Wednesday, November 30, 2011

The Unbecoming of Mara Dyer

The Unbecoming of Mara Dyer by Michelle Hodkin (NY: Simon & Schuster, 2011).

Mara Dyer doesn't know what's wrong with her, and she doesn't figure it out by the end of this novel, but at least she has Noah Shaw at her side.  The background:  Mara wakes up from a coma to discover that her best friend, her boyfriend, and his twin sister have died in a building collapse that she somehow miraculously survived. She doesn't remember much else, and she's freaked out, plagued by hallucinations and nightmares, and diagnosed with post-traumatic stress disorder.  She and her family have moved to Miami from Rhode Island to help her heal, but Croyden Academy's elite students aren't exactly welcoming, except for devastatingly attractive Noah Shaw who notices Mara right away; she can't resist him, either, even though she knows he's bad news--and she does have this psychotic baggage, too. Plus, she keeps imagining deaths that then happen.
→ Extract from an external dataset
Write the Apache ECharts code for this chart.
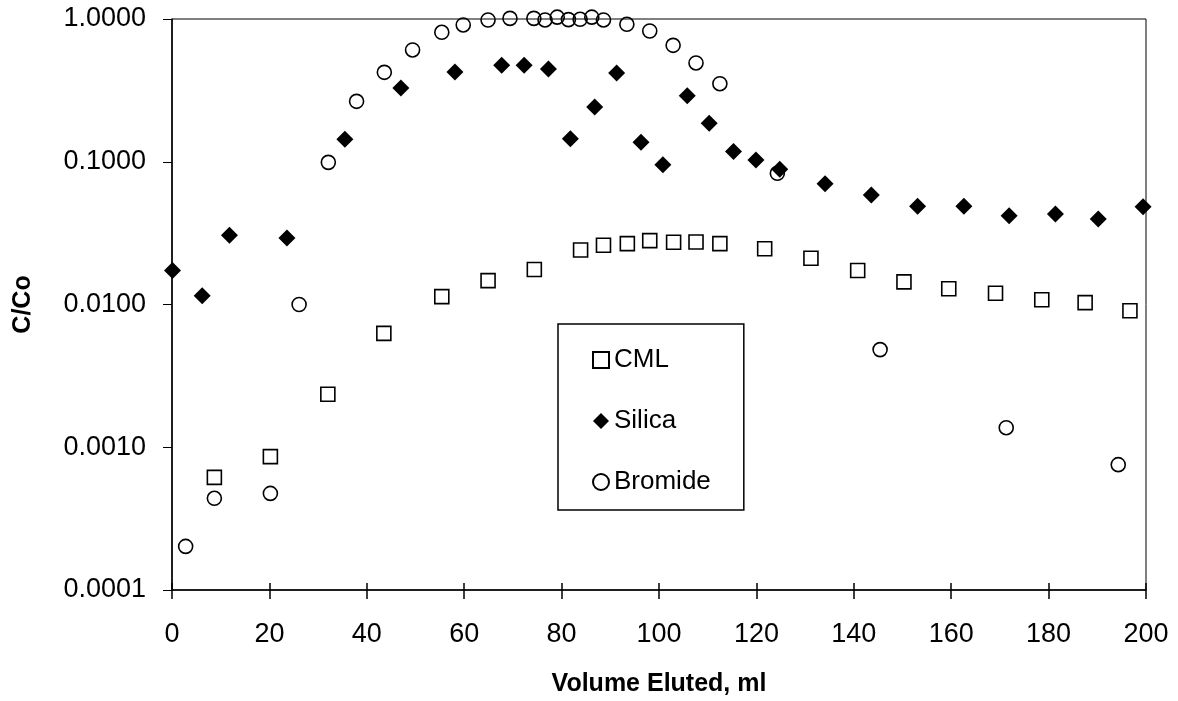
<!DOCTYPE html>
<html>
<head>
<meta charset="utf-8">
<script src="https://cdn.jsdelivr.net/npm/echarts@6/dist/echarts.min.js"></script>
<style>
html,body{margin:0;padding:0;background:#fff;}
#c{width:1178px;height:701px;}
</style>
</head>
<body>
<div id="c"></div>
<script>
// Data: [volume eluted (ml), C/Co]
var cmlData = [
  [8.7, 0.000615], [20.2, 0.00086], [32.0, 0.00235], [43.5, 0.00628],
  [55.4, 0.01135], [64.9, 0.0147], [74.4, 0.0176], [83.9, 0.0241],
  [88.6, 0.0260], [93.5, 0.0267], [98.1, 0.0280], [103.0, 0.0273],
  [107.6, 0.0274], [112.5, 0.0267], [121.7, 0.0246], [131.2, 0.0211],
  [140.8, 0.0173], [150.3, 0.0144], [159.5, 0.0129], [169.1, 0.0120],
  [178.6, 0.0108], [187.5, 0.0103], [196.7, 0.00905]
];
var silicaData = [
  [0.1, 0.0173], [6.2, 0.0115], [11.8, 0.0305], [23.6, 0.0292],
  [35.5, 0.1436], [47.0, 0.329], [58.1, 0.425], [67.7, 0.474],
  [72.3, 0.474], [77.3, 0.446], [81.8, 0.145], [86.8, 0.242],
  [91.3, 0.418], [96.3, 0.137], [100.8, 0.0954], [105.8, 0.290],
  [110.3, 0.186], [115.3, 0.118], [119.9, 0.103], [124.8, 0.0885],
  [134.1, 0.0702], [143.6, 0.0585], [153.1, 0.0487], [162.6, 0.0487],
  [171.9, 0.0419], [181.4, 0.0431], [190.2, 0.0397], [199.4, 0.0484]
];
var bromideData = [
  [2.8, 0.000202], [8.7, 0.000439], [20.2, 0.000475], [26.1, 0.0100],
  [32.1, 0.099], [37.9, 0.265], [43.6, 0.423], [49.4, 0.607],
  [55.4, 0.807], [59.8, 0.908], [64.9, 0.984], [69.4, 1.01],
  [74.3, 1.01], [76.6, 0.985], [79.1, 1.03], [81.4, 0.99],
  [83.8, 0.995], [86.2, 1.03], [88.6, 0.985], [93.4, 0.918],
  [98.1, 0.824], [102.9, 0.654], [107.6, 0.492], [112.5, 0.352],
  [124.3, 0.083], [145.4, 0.00483], [171.3, 0.00137], [194.3, 0.000755]
];
var seriesNames = ['CML', 'Silica', 'Bromide'];
var xTitle = 'Volume Eluted, ml';
var yTitle = 'C/Co';

var FONT = '"Liberation Sans", Arial, sans-serif';
var chart = echarts.init(document.getElementById('c'), null, {renderer: 'canvas'});
chart.setOption({
  animation: false,
  backgroundColor: '#fff',
  grid: {left: 172, right: 32, top: 19, bottom: 111, show: true,
         containLabel: false, outerBoundsMode: 'none',
         borderColor: '#000', borderWidth: 1, backgroundColor: 'transparent'},
  legend: {
    orient: 'vertical', left: 558, top: 324,
    padding: [23, 33, 15, 34],
    itemGap: 35, itemWidth: 16, itemHeight: 16,
    borderColor: '#000', borderWidth: 1.5, backgroundColor: '#fff',
    textStyle: {fontFamily: FONT, fontSize: 26, color: '#000'},
    data: seriesNames
  },
  xAxis: [{
    type: 'value', min: 0, max: 200, interval: 20,
    name: xTitle, nameLocation: 'middle', nameGap: 82,
    nameTextStyle: {fontFamily: FONT, fontSize: 25, fontWeight: 'bold', color: '#000'},
    axisLine: {show: true, lineStyle: {color: '#000', width: 1.5}},
    axisTick: {show: true, inside: false, length: 9, lineStyle: {color: '#000', width: 1.5}},
    axisLabel: {fontFamily: FONT, fontSize: 27, color: '#000', margin: 31},
    splitLine: {show: false}
  }, {
    type: 'value', min: 0, max: 200, interval: 20, position: 'bottom',
    axisLine: {show: false},
    axisTick: {show: true, inside: true, length: 7, lineStyle: {color: '#000', width: 1.5}},
    axisLabel: {show: false},
    splitLine: {show: false}
  }],
  yAxis: {
    type: 'log', logBase: 10, min: 0.0001, max: 1,
    name: yTitle, nameLocation: 'middle', nameGap: 136, nameRotate: 90,
    nameTextStyle: {fontFamily: FONT, fontSize: 25, fontWeight: 'bold', color: '#000'},
    axisLine: {show: true, lineStyle: {color: '#000', width: 1.5}},
    axisTick: {show: true, inside: false, length: 9, lineStyle: {color: '#000', width: 1}},
    axisLabel: {fontFamily: FONT, fontSize: 27, color: '#000', margin: 26,
      formatter: function (v) { return Number(v).toFixed(4); }},
    splitLine: {show: false},
    minorTick: {show: false}
  },
  series: [{
    name: seriesNames[0], type: 'scatter', data: cmlData, clip: false,
    symbol: 'rect', symbolSize: 14,
    itemStyle: {color: 'transparent', borderColor: '#000', borderWidth: 1.6, opacity: 1}
  }, {
    name: seriesNames[2], type: 'scatter', data: bromideData, clip: false,
    symbol: 'circle', symbolSize: 14,
    itemStyle: {color: 'transparent', borderColor: '#000', borderWidth: 1.6, opacity: 1}
  }, {
    name: seriesNames[1], type: 'scatter', data: silicaData, clip: false,
    symbol: 'diamond', symbolSize: 17,
    itemStyle: {color: '#000', borderWidth: 0, opacity: 1}
  }]
});
</script>
</body>
</html>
This is a creepy good novel with a magnetic romance.  Really, the romance is the best part (aside from the cover!) because the plot is riddled with sink holes and deep crevasses, but Noah and Mara make a great couple and the pages fly by.  Mara's family, especially her two brothers, are fine secondary characters. Thankfully, Noah doesn't sprout fangs or sparkle in the sunlight. Mara is all over the map and her mother is probably right--she should be in a heavily guarded facility, but that would be a different kind of novel entirely, not a sort-of psychothriller, paranormalish romance.  I will definitely look for the sequel!  Recommended for ages 14 & up.  Sexual situations, intense creepiness, language, completely legal prescription drugs.